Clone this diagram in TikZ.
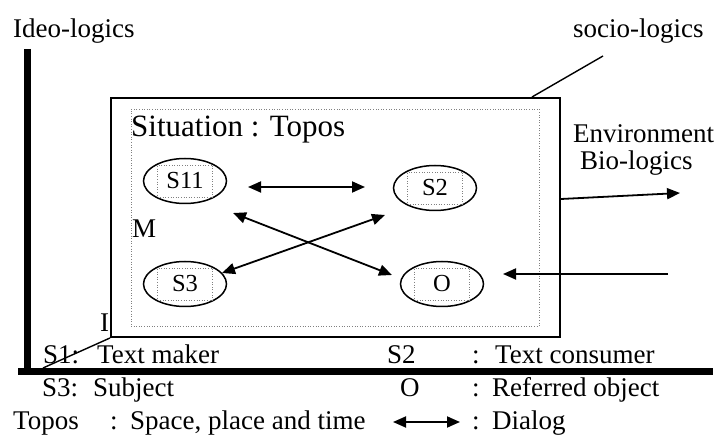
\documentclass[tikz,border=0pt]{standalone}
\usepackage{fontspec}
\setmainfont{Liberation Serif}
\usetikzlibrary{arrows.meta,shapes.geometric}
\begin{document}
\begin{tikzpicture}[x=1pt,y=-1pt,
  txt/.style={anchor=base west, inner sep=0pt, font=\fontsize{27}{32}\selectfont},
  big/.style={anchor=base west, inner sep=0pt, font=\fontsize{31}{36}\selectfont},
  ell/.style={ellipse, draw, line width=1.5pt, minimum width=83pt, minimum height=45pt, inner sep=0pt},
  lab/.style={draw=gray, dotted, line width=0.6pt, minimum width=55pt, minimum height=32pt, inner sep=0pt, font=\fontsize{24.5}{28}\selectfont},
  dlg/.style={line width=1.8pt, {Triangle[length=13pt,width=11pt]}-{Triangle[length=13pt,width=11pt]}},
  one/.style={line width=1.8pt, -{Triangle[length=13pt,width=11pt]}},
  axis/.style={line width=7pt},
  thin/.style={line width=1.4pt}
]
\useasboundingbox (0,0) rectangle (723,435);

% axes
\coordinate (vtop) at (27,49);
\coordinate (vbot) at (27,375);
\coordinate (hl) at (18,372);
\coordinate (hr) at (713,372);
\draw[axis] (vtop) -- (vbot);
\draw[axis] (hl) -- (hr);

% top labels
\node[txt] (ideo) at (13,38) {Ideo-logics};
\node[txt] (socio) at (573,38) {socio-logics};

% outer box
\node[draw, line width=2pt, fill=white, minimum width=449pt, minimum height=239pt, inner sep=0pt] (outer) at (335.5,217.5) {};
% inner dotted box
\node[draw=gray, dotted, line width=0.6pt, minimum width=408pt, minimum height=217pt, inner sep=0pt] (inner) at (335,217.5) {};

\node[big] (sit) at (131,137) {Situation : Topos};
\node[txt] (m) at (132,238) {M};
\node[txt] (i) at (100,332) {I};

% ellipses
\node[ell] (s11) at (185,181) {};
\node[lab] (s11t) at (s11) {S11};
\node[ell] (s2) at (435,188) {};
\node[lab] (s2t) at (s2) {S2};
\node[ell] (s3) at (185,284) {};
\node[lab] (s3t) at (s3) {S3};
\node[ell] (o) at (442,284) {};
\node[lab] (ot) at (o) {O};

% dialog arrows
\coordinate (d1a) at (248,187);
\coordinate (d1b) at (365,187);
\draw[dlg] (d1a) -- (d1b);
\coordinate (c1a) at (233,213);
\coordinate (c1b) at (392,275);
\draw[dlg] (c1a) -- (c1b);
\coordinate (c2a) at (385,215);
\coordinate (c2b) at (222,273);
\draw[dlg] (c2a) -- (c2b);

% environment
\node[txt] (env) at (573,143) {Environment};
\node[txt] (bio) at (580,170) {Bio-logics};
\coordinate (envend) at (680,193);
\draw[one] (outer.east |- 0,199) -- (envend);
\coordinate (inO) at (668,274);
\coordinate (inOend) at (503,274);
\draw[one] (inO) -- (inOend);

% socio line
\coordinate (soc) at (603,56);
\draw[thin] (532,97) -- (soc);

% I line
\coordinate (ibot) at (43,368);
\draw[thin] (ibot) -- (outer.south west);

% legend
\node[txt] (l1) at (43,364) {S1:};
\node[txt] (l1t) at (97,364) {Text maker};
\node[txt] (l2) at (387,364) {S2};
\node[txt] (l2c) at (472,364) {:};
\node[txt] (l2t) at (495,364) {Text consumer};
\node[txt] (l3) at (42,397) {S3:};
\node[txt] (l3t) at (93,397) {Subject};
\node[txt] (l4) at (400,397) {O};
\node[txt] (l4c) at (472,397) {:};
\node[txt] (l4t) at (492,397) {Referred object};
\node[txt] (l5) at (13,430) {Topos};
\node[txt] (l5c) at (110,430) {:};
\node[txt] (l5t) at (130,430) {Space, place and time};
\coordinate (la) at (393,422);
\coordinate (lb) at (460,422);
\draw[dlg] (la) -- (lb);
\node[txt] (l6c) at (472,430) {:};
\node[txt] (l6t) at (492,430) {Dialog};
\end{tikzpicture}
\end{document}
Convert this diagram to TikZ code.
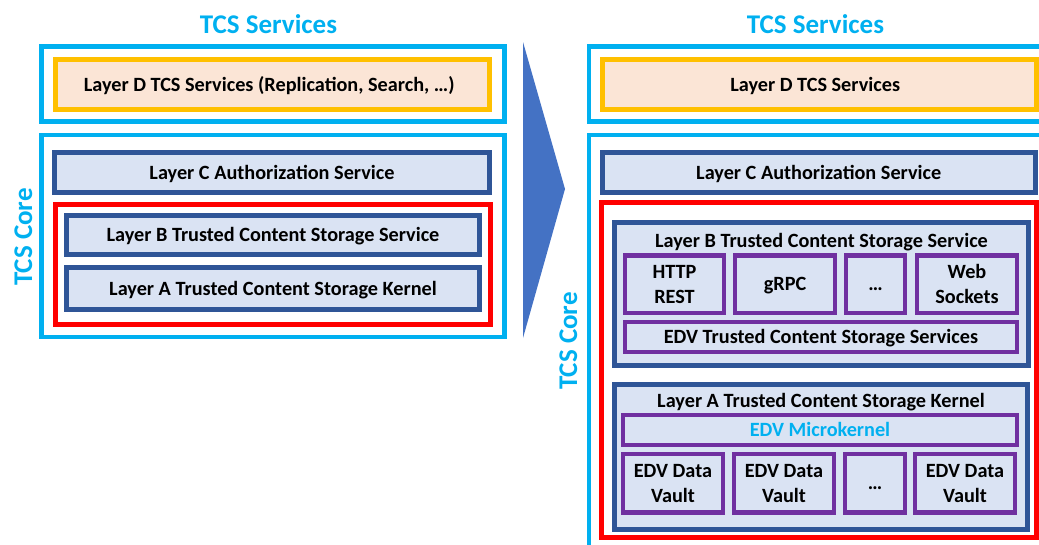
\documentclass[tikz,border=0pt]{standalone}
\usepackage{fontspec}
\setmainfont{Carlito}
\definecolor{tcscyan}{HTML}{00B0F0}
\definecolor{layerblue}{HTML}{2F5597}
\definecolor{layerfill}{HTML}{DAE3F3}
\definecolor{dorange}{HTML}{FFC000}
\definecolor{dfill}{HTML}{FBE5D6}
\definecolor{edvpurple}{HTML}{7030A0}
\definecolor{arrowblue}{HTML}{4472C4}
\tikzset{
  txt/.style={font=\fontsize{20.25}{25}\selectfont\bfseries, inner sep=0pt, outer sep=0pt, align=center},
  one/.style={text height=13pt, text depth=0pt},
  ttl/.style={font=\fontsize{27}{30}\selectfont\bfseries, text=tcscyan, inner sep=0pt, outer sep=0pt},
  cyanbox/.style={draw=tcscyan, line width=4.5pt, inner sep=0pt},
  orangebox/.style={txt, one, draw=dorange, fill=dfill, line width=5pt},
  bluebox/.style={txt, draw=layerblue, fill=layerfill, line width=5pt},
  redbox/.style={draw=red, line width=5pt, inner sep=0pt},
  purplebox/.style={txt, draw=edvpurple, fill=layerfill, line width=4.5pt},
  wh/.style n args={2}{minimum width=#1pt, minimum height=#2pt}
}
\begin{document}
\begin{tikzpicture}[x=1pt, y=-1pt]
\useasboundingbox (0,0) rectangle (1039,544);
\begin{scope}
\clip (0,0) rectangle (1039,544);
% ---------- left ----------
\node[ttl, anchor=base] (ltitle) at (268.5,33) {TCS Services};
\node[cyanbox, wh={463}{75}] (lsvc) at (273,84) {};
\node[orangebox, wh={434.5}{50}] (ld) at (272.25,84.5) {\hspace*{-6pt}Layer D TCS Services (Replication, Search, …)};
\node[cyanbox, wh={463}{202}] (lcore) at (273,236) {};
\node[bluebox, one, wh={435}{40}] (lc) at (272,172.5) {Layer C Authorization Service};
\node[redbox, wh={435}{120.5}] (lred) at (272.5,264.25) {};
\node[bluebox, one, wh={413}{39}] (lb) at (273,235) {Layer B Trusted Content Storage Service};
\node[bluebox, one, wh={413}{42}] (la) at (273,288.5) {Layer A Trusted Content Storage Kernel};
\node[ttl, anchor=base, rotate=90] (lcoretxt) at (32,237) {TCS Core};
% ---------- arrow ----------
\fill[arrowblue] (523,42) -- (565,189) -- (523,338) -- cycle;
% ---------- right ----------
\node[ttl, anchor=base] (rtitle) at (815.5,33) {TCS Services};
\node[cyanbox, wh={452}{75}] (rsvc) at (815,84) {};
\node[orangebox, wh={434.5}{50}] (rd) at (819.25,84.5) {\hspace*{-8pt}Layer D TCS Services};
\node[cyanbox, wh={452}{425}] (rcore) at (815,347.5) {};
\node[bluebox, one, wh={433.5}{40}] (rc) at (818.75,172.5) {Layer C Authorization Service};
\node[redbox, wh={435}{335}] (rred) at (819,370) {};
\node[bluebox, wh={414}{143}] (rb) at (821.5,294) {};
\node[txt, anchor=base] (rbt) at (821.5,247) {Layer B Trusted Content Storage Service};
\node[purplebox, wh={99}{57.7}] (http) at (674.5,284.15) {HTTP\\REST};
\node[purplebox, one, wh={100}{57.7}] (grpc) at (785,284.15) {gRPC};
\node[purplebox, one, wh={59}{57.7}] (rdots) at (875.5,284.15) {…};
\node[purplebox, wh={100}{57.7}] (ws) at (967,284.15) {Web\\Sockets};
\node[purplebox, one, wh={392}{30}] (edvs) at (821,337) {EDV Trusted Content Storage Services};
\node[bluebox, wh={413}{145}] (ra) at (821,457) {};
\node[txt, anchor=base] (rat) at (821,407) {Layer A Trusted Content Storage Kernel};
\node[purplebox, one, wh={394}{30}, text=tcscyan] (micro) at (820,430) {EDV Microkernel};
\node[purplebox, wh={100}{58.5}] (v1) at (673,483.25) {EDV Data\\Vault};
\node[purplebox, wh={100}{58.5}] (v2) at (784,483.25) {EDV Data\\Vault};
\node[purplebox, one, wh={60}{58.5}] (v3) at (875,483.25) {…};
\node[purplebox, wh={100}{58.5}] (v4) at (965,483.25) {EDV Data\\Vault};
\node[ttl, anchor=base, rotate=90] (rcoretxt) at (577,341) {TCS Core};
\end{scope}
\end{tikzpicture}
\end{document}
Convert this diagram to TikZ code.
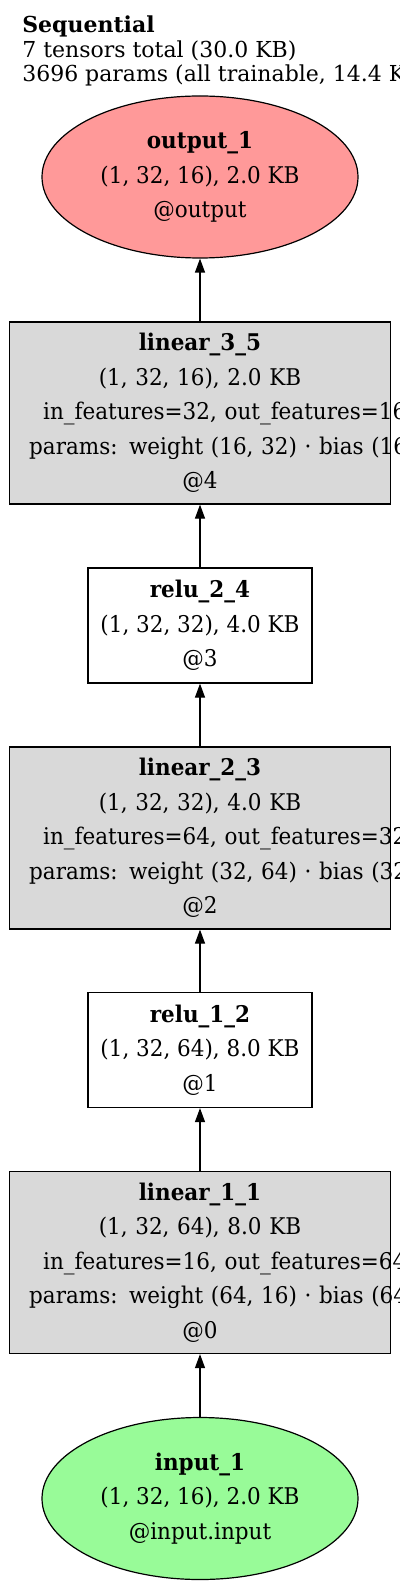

**Exercise brief**. Reproduce the material above exactly, first line through the line that contains "(ot) at (o)", minus the pictures.

**Written reply**.
Clone this diagram in TikZ.
\documentclass[tikz,border=0pt]{standalone}
\usepackage{fontspec}
\setmainfont{Liberation Serif}
\usetikzlibrary{arrows.meta,shapes.geometric}
\begin{document}
\begin{tikzpicture}[x=1pt,y=-1pt,
  txt/.style={anchor=base west, inner sep=0pt, font=\fontsize{27}{32}\selectfont},
  big/.style={anchor=base west, inner sep=0pt, font=\fontsize{31}{36}\selectfont},
  ell/.style={ellipse, draw, line width=1.5pt, minimum width=83pt, minimum height=45pt, inner sep=0pt},
  lab/.style={draw=gray, dotted, line width=0.6pt, minimum width=55pt, minimum height=32pt, inner sep=0pt, font=\fontsize{24.5}{28}\selectfont},
  dlg/.style={line width=1.8pt, {Triangle[length=13pt,width=11pt]}-{Triangle[length=13pt,width=11pt]}},
  one/.style={line width=1.8pt, -{Triangle[length=13pt,width=11pt]}},
  axis/.style={line width=7pt},
  thin/.style={line width=1.4pt}
]
\useasboundingbox (0,0) rectangle (723,435);

% axes
\coordinate (vtop) at (27,49);
\coordinate (vbot) at (27,375);
\coordinate (hl) at (18,372);
\coordinate (hr) at (713,372);
\draw[axis] (vtop) -- (vbot);
\draw[axis] (hl) -- (hr);

% top labels
\node[txt] (ideo) at (13,38) {Ideo-logics};
\node[txt] (socio) at (573,38) {socio-logics};

% outer box
\node[draw, line width=2pt, fill=white, minimum width=449pt, minimum height=239pt, inner sep=0pt] (outer) at (335.5,217.5) {};
% inner dotted box
\node[draw=gray, dotted, line width=0.6pt, minimum width=408pt, minimum height=217pt, inner sep=0pt] (inner) at (335,217.5) {};

\node[big] (sit) at (131,137) {Situation : Topos};
\node[txt] (m) at (132,238) {M};
\node[txt] (i) at (100,332) {I};

% ellipses
\node[ell] (s11) at (185,181) {};
\node[lab] (s11t) at (s11) {S11};
\node[ell] (s2) at (435,188) {};
\node[lab] (s2t) at (s2) {S2};
\node[ell] (s3) at (185,284) {};
\node[lab] (s3t) at (s3) {S3};
\node[ell] (o) at (442,284) {};
\node[lab] (ot) at (o) {O};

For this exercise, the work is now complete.